Maxime Blanchard. Le Québec n’existe pas

Maxime Blanchard
Le Québec n’existe pas, Montréal, Varia, coll. Proses de combat, 2017, 246 pages

Ma vie d’indépendantiste est, depuis quelques années, un crescendo de colère et d’exaspération. J’assiste avec mes compagnons de combat à la désintégration interminable de notre mouvement politique, à la dislocation de notre peuple et à l’affaissement pur et simple des élites politiques qui devraient mener publiquement et politiquement nos batailles. J’ai l’impression que tout, depuis Lionel Groulx jusqu’au décès de Jacques Parizeau, a été dit. Nous avons expliqué nos motivations, avons plus d’une fois détaillé nos intentions. Nous avons été deux fois au front dans l’espoir de réaliser notre projet. La seconde fois aurait dû être la bonne. Nous avions à notre tête un véritable chef d’État, quelqu’un qui ne se laissait effrayer ni par Standard & Poors, ni par les bravades puériles de Jean Chrétien et de son équipe. Malgré cela, nous n’avons pas gagné. 

L’échec référendaire a d’abord été ressenti comme un coup de poignard en plein cœur de notre nation, ce foyer lumineux de l’Amérique française dont parlait avec fierté le chanoine Groulx. Le temps qui passe, le délitement de nos politiciens et l’effondrement pathétique du Parti québécois nous permettent aujourd’hui non pas de dire que la défaite de 1995 était une blessure foudroyante, mais plutôt un meurtre perpétré à l’aide d’un couteau à beurre rouillé. La mort semble poindre inéluctablement à l’horizon, mais sa pathétique délivrance n’arrive jamais vraiment. Nous n’arrêtons plus d’agoniser, de râler, d’étouffer, de réclamer notre dose de morphine et de Propofol, de marijuana thérapeutique, de festivisme trudeauesque canadian. Au moment même où nous croyons avoir perdu tout le momentum de la partie politique, nous réalisons qu’il reste encore du terrain à perdre, que l’écrasement fatal n’a pas encore eu lieu et que l’agonie n’est pas terminée. 

Pourquoi en est-il ainsi ? Pourquoi ne nous relevons-nous pas ? Pourquoi, d’abord, avons-nous perdu ? Ces questions sont essentielles si l’on veut espérer reprendre un jour l’avantage de la glace. Rares sont ceux qui se les posent avec sérieux, qui sont prêts à aller au fond d’elles. Maxime Blanchard l’a fait. Je crois en tout cas pouvoir l’affirmer après avoir refermé son dernier ouvrage intitulé Le Québec n’existe pas et publié à la collection « Proses de combat » des éditions Varia. C’est un livre tout à fait singulier. En aucun cas il ne s’agit d’un essai politique au sens classique du terme. Il s’agit d’un travail d’écrivain et non de théoricien. Plus encore, il s’agit de la prose d’un écrivain hors de lui, enragé, désespéré. Le Québec n’existe pas est une œuvre de colère, d’une noirceur presque indicible, d’une rage thérapeutique.

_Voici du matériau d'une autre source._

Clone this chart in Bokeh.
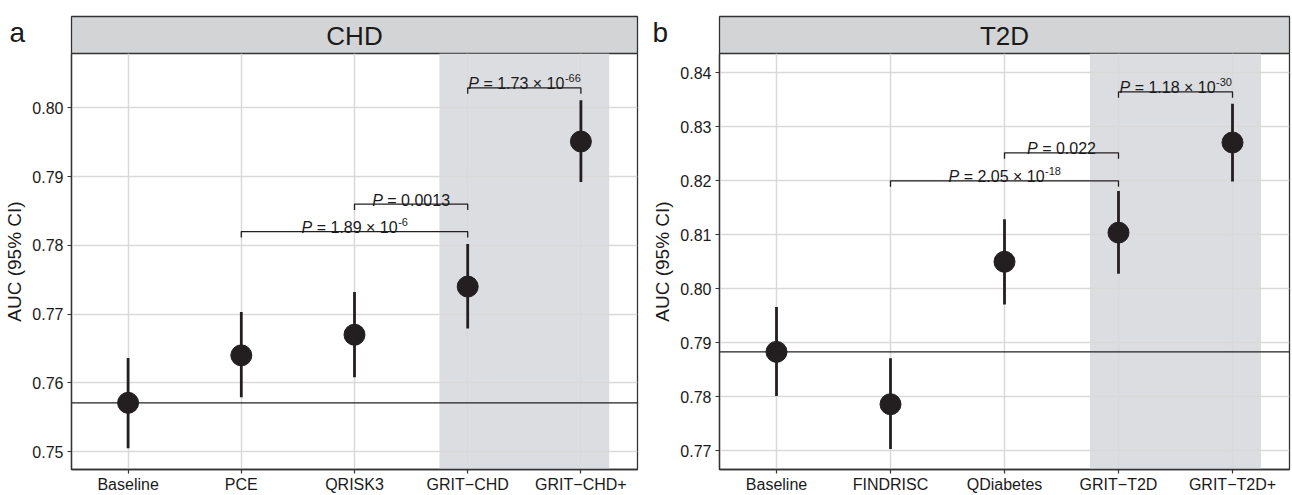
from bokeh.plotting import figure
from bokeh.models import Range1d, FixedTicker, PrintfTickFormatter, Span
from bokeh.layouts import row, column
from bokeh.embed import file_html
from bokeh.resources import INLINE
from bokeh.core.properties import value

# ---------------- data ----------------
chd_models = ["Baseline", "PCE", "QRISK3", "GRIT\u2212CHD", "GRIT\u2212CHD+"]
chd_auc = [0.7571, 0.7640, 0.7670, 0.7740, 0.7951]
chd_lo = [0.7505, 0.7579, 0.7608, 0.7679, 0.7892]
chd_hi = [0.7636, 0.7703, 0.7732, 0.7802, 0.8011]
chd_ticks = [0.75, 0.76, 0.77, 0.78, 0.79, 0.80]
chd_ylim = (0.7474, 0.8079)
chd_cmp_from = ["PCE", "QRISK3", "GRIT\u2212CHD"]
chd_cmp_to = ["GRIT\u2212CHD", "GRIT\u2212CHD", "GRIT\u2212CHD+"]
chd_cmp_y = [0.7820, 0.7860, 0.8029]
chd_cmp_p = ["1.89", "0.0013", "1.73"]
chd_cmp_exp = ["-6", "", "-66"]
chd_highlight = ["GRIT\u2212CHD", "GRIT\u2212CHD+"]

t2d_models = ["Baseline", "FINDRISC", "QDiabetes", "GRIT\u2212T2D", "GRIT\u2212T2D+"]
t2d_auc = [0.7883, 0.7786, 0.8050, 0.8104, 0.8271]
t2d_lo = [0.7801, 0.7703, 0.7971, 0.8028, 0.8199]
t2d_hi = [0.7966, 0.7871, 0.8129, 0.8181, 0.8343]
t2d_ticks = [0.77, 0.78, 0.79, 0.80, 0.81, 0.82, 0.83, 0.84]
t2d_ylim = (0.7665, 0.8436)
t2d_cmp_from = ["FINDRISC", "QDiabetes", "GRIT\u2212T2D"]
t2d_cmp_to = ["GRIT\u2212T2D", "GRIT\u2212T2D", "GRIT\u2212T2D+"]
t2d_cmp_y = [0.8200, 0.8252, 0.8365]
t2d_cmp_p = ["2.05", "0.022", "1.18"]
t2d_cmp_exp = ["-18", "", "-30"]
t2d_highlight = ["GRIT\u2212T2D", "GRIT\u2212T2D+"]

# ---------------- style ----------------
FONT = "Liberation Sans"
DARK = "#231F20"
AXC = "#333333"
GRID = "#D9D9D9"
STRIP_FILL = "#D3D4D6"
SHADE = "#DCDDE0"
FS = 16     # annotation font px
SS = 11     # superscript px
H = 495
HEAD = 53          # header (letter + strip) height
STRIP_TOP = 16
MAIN_H = H - HEAD
BOTTOM = 24
PANEL = MAIN_H - BOTTOM
NB = "\u00a0"

CW = {"P": 0.667, NB: 0.278, " ": 0.278, "=": 0.584, ".": 0.278,
      "\u00d7": 0.584, "-": 0.333}


def tw(s, size):
    return sum(CW.get(c, 0.556) for c in s) * size


def header(title, letter, width, left, right):
    h = figure(width=width, height=HEAD, x_range=Range1d(0, width),
               y_range=Range1d(HEAD, 0), output_backend="svg",
               toolbar_location=None, min_border=0,
               x_axis_location=None, y_axis_location=None)
    h.outline_line_color = None
    h.grid.visible = False
    h.background_fill_color = "white"
    h.border_fill_color = "white"
    h.quad(left=[left], right=[width - right], top=[STRIP_TOP], bottom=[HEAD],
           fill_color=STRIP_FILL, line_color=AXC, line_width=1.3)
    h.text(x=[(left + width - right) / 2], y=[(STRIP_TOP + HEAD) / 2 + 1],
           text=[title], text_font=value(FONT), text_font_size="26px",
           text_color="#1A1A1A", text_align="center", text_baseline="middle")
    h.text(x=[9], y=[32], text=[letter], text_font=value(FONT),
           text_font_size="28px", text_color="#1A1A1A", text_align="left",
           text_baseline="alphabetic")
    return h


def panel(models, auc, lo, hi, ticks, ylim, cfrom, cto, cy, cp, cexp, hl,
          width, left, right):
    ppu = PANEL / (ylim[1] - ylim[0])
    xs = list(range(1, len(models) + 1))
    idx = {m: i + 1 for i, m in enumerate(models)}
    p = figure(width=width, height=MAIN_H, x_range=Range1d(0.5, len(models) + 0.5),
               y_range=Range1d(ylim[0], ylim[1]), output_backend="svg",
               toolbar_location=None, min_border_left=left, min_border_right=right,
               min_border_top=0, min_border_bottom=BOTTOM)
    p.outline_line_color = AXC
    p.outline_line_width = 1.3
    p.background_fill_color = "white"
    p.border_fill_color = "white"

    # highlight band
    p.quad(left=[idx[hl[0]] - 0.25], right=[idx[hl[-1]] + 0.25],
           bottom=[ylim[0]], top=[ylim[1]], fill_color=SHADE, line_color=None,
           level="image")

    # baseline reference line
    p.add_layout(Span(location=auc[0], dimension="width", line_color=DARK,
                      line_width=1.3))

    # error bars and points
    p.segment(x0=xs, y0=lo, x1=xs, y1=hi, line_color=DARK, line_width=2.8)
    p.scatter(x=xs, y=auc, size=21, fill_color=DARK, line_color=DARK)

    # comparison brackets
    tick = 6 / ppu
    for f, t, y, pv, ex in zip(cfrom, cto, cy, cp, cexp):
        x1, x2 = idx[f], idx[t]
        p.multi_line(xs=[[x1, x1, x2, x2]], ys=[[y - tick, y, y, y - tick]],
                     line_color=DARK, line_width=1.3)
        main = NB + "=" + NB + pv + ((NB + "\u00d7" + NB + "10") if ex else "")
        wP = tw("P", FS)
        wm = tw(main, FS)
        ws = tw(ex, SS) if ex else 0
        x0 = -(wP + wm + ws) / 2
        xm = (x1 + x2) / 2
        common = dict(text_font=value(FONT), text_color="#1A1A1A",
                      text_baseline="alphabetic", text_align="left")
        p.text(x=[xm], y=[y], text=["P"], x_offset=x0, y_offset=-4,
               text_font_size=f"{FS}px", text_font_style="italic", **common)
        p.text(x=[xm], y=[y], text=[main], x_offset=x0 + wP, y_offset=-4,
               text_font_size=f"{FS}px", **common)
        if ex:
            p.text(x=[xm], y=[y], text=[ex], x_offset=x0 + wP + wm + 0.5,
                   y_offset=-10, text_font_size=f"{SS}px", **common)

    # axes
    p.xaxis.ticker = FixedTicker(ticks=xs)
    p.xaxis.major_label_overrides = {i: m for m, i in idx.items()}
    p.yaxis.ticker = FixedTicker(ticks=ticks)
    p.yaxis.formatter = PrintfTickFormatter(format="%.2f")
    for ax in (p.xaxis[0], p.yaxis[0]):
        ax.axis_line_color = AXC
        ax.axis_line_width = 1.3
        ax.major_tick_line_color = AXC
        ax.major_tick_line_width = 1.2
        ax.major_tick_out = 4
        ax.major_tick_in = 0
        ax.minor_tick_line_color = None
        ax.major_label_text_font = FONT
        ax.major_label_text_font_size = "16px"
        ax.major_label_text_color = "#1A1A1A"
    p.xaxis.major_label_standoff = 2
    p.yaxis.major_label_standoff = 4
    p.yaxis.axis_label = "AUC (95% CI)"
    p.yaxis.axis_label_text_font = FONT
    p.yaxis.axis_label_text_font_size = "19px"
    p.yaxis.axis_label_text_font_style = "normal"
    p.yaxis.axis_label_text_color = "#1A1A1A"
    p.yaxis.axis_label_standoff = 4
    p.xgrid.grid_line_color = GRID
    p.ygrid.grid_line_color = GRID
    p.xgrid.grid_line_width = 1.5
    p.ygrid.grid_line_width = 1.5
    return p


pa = panel(chd_models, chd_auc, chd_lo, chd_hi, chd_ticks, chd_ylim,
           chd_cmp_from, chd_cmp_to, chd_cmp_y, chd_cmp_p, chd_cmp_exp,
           chd_highlight, 643, 71, 6)
pb = panel(t2d_models, t2d_auc, t2d_lo, t2d_hi, t2d_ticks, t2d_ylim,
           t2d_cmp_from, t2d_cmp_to, t2d_cmp_y, t2d_cmp_p, t2d_cmp_exp,
           t2d_highlight, 649, 76, 3)
ha = header("CHD", "a", 643, 71, 6)
hb = header("T2D", "b", 649, 76, 3)

layout = column(row(ha, hb), row(pa, pb))
open("out.html", "w").write(file_html(layout, INLINE))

Blanchard touche avec sa prose enragée à l’essentiel du problème québécois : l’absence de colère de notre peuple, son épouvantable pacifisme, son obséquiosité envers ses ennemis vitaux, son incapacité à les identifier comme tels et à assumer avec maturité et force son existence devant la mièvrerie empoisonnée des dominateurs anglo-protestants qui l’affligent chaque jour un peu plus en étalant à grand coup de tolérance et d’ouverture au monde leur prétendue supériorité morale. Inutile de m’en cacher plus longtemps, j’ai dévoré Le Québec n’existe pas avec une avidité que je n’avais pas connue depuis des lustres.

L’œuvre n’a toutefois rien de révolutionnaire d’un point de vue littéraire et évoque la littérature engagée des années 1970. Imaginez, pour vous faire une idée, un Speak white actualisé, revu, augmenté. L’auteur n’a formellement rien osé et il faut le dire avant d’aller plus loin. La structure du livre est simple. Il s’agit d’un carnet, d’un enchaînement de courts textes. Certains font une demi page, d’autres cinq ou six. Chacun d’eux est une réflexion écrite ou un fragment d’existence du personnage créé par Blanchard, un dénommé Éric Langevin, Québécois exilé à New York. Notre lecture ne nous révèle rien de très profond sur l’existence de Langevin. On comprend toutefois une chose : il a quitté le Québec parce qu’il n’en pouvait plus, pour reprendre une expression bien connue, de mourir avec une « bande de caves ». La première vignette du livre donne le ton.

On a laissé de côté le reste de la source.